* [What is needed]
Return the material word for word. Do not include the pictures.

* [Stored data]
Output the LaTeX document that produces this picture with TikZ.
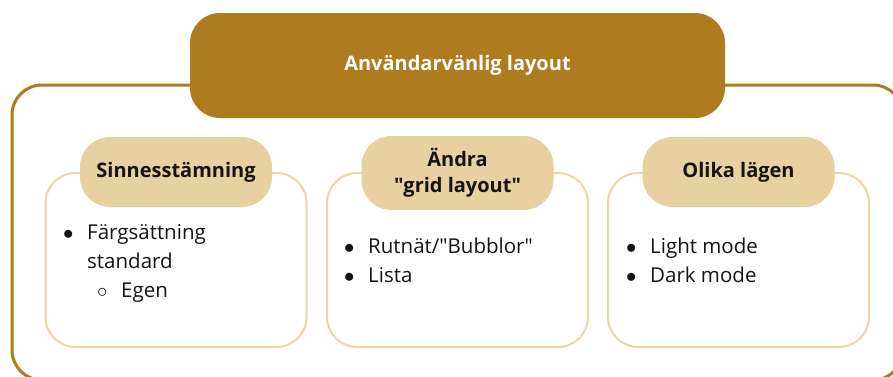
\documentclass[tikz,border=0pt]{standalone}
\usepackage{fontspec}
\setmainfont{Open Sans}
\usetikzlibrary{positioning}
\definecolor{lygold}{HTML}{AE7B1E}
\definecolor{lysand}{HTML}{E8D1A0}
\definecolor{lyedge}{HTML}{EBD6AC}
\definecolor{lyink}{HTML}{141414}
\newcommand{\lybul}{\makebox[38pt]{$\bullet$}}

\begin{document}
\begin{tikzpicture}[
  x=1pt, y=-1pt,
  frame/.style={draw=lygold, line width=3pt, rounded corners=30pt},
  title/.style={
    rectangle, fill=lygold, rounded corners=30pt,
    minimum width=535pt, minimum height=105pt, text=white,
    font=\fontsize{20}{24}\selectfont\bfseries
  },
  card/.style={
    rectangle, draw=lyedge, line width=2pt, fill=white, rounded corners=30pt,
    minimum width=261pt, minimum height=174pt
  },
  pill/.style={
    rectangle, fill=lysand, rounded corners=30pt,
    minimum width=192pt, minimum height=70pt, align=center,
    text=lyink, font=\fontsize{20}{26}\selectfont\bfseries
  },
  body/.style={
    anchor=base west, inner sep=0pt, align=left, text=lyink,
    font=\fontsize{20.5}{29}\selectfont
  },
]
  \useasboundingbox (0,0) rectangle (893,376);

  % Frame and title
  \draw[frame] (903,85) rectangle (12,380);
  \node[title] (title) at (457.5,65.5) {Användarvänlig layout};

  % Cards
  \node[card] (mood) at (176,260) {};
  \node[card] (grid) at (457.5,260) {};
  \node[card] (mode) at (738.5,260) {};

  % Headers
  \node[pill] (moodhead) at (mood.north) {Sinnesstämning};
  \node[pill, minimum height=74pt] (gridhead) at ([yshift=-1pt]grid.north)
    {Ändra\\\textquotedbl grid layout\textquotedbl};
  \node[pill] (modehead) at (mode.north) {Olika lägen};

  % Lists (anchored at the last line)
  \node[body] (moodlist) at (49,297) {%
    \lybul Färgsättning\\
    \hspace*{38pt}standard\\
    \hspace*{34pt}\makebox[38pt]{$\circ$}Egen};
  \node[body] (gridlist) at (330,282) {%
    \lybul Rutnät/\textquotedbl Bubblor\textquotedbl\\
    \lybul Lista};
  \node[body] (modelist) at (612,282) {%
    \lybul Light mode\\
    \lybul Dark mode};
\end{tikzpicture}
\end{document}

* [Output below]
Output the LaTeX document that produces this picture with TikZ.
\documentclass[tikz,border=0pt]{standalone}
\usepackage{fontspec}
\setmainfont{Open Sans}
\usetikzlibrary{positioning}
\definecolor{lygold}{HTML}{AE7B1E}
\definecolor{lysand}{HTML}{E8D1A0}
\definecolor{lyedge}{HTML}{EBD6AC}
\definecolor{lyink}{HTML}{141414}
\newcommand{\lybul}{\makebox[38pt]{$\bullet$}}

\begin{document}
\begin{tikzpicture}[
  x=1pt, y=-1pt,
  frame/.style={draw=lygold, line width=3pt, rounded corners=30pt},
  title/.style={
    rectangle, fill=lygold, rounded corners=30pt,
    minimum width=535pt, minimum height=105pt, text=white,
    font=\fontsize{20}{24}\selectfont\bfseries
  },
  card/.style={
    rectangle, draw=lyedge, line width=2pt, fill=white, rounded corners=30pt,
    minimum width=261pt, minimum height=174pt
  },
  pill/.style={
    rectangle, fill=lysand, rounded corners=30pt,
    minimum width=192pt, minimum height=70pt, align=center,
    text=lyink, font=\fontsize{20}{26}\selectfont\bfseries
  },
  body/.style={
    anchor=base west, inner sep=0pt, align=left, text=lyink,
    font=\fontsize{20.5}{29}\selectfont
  },
]
  \useasboundingbox (0,0) rectangle (893,376);

  % Frame and title
  \draw[frame] (903,85) rectangle (12,380);
  \node[title] (title) at (457.5,65.5) {Användarvänlig layout};

  % Cards
  \node[card] (mood) at (176,260) {};
  \node[card] (grid) at (457.5,260) {};
  \node[card] (mode) at (738.5,260) {};

  % Headers
  \node[pill] (moodhead) at (mood.north) {Sinnesstämning};
  \node[pill, minimum height=74pt] (gridhead) at ([yshift=-1pt]grid.north)
    {Ändra\\\textquotedbl grid layout\textquotedbl};
  \node[pill] (modehead) at (mode.north) {Olika lägen};

  % Lists (anchored at the last line)
  \node[body] (moodlist) at (49,297) {%
    \lybul Färgsättning\\
    \hspace*{38pt}standard\\
    \hspace*{34pt}\makebox[38pt]{$\circ$}Egen};
  \node[body] (gridlist) at (330,282) {%
    \lybul Rutnät/\textquotedbl Bubblor\textquotedbl\\
    \lybul Lista};
  \node[body] (modelist) at (612,282) {%
    \lybul Light mode\\
    \lybul Dark mode};
\end{tikzpicture}
\end{document}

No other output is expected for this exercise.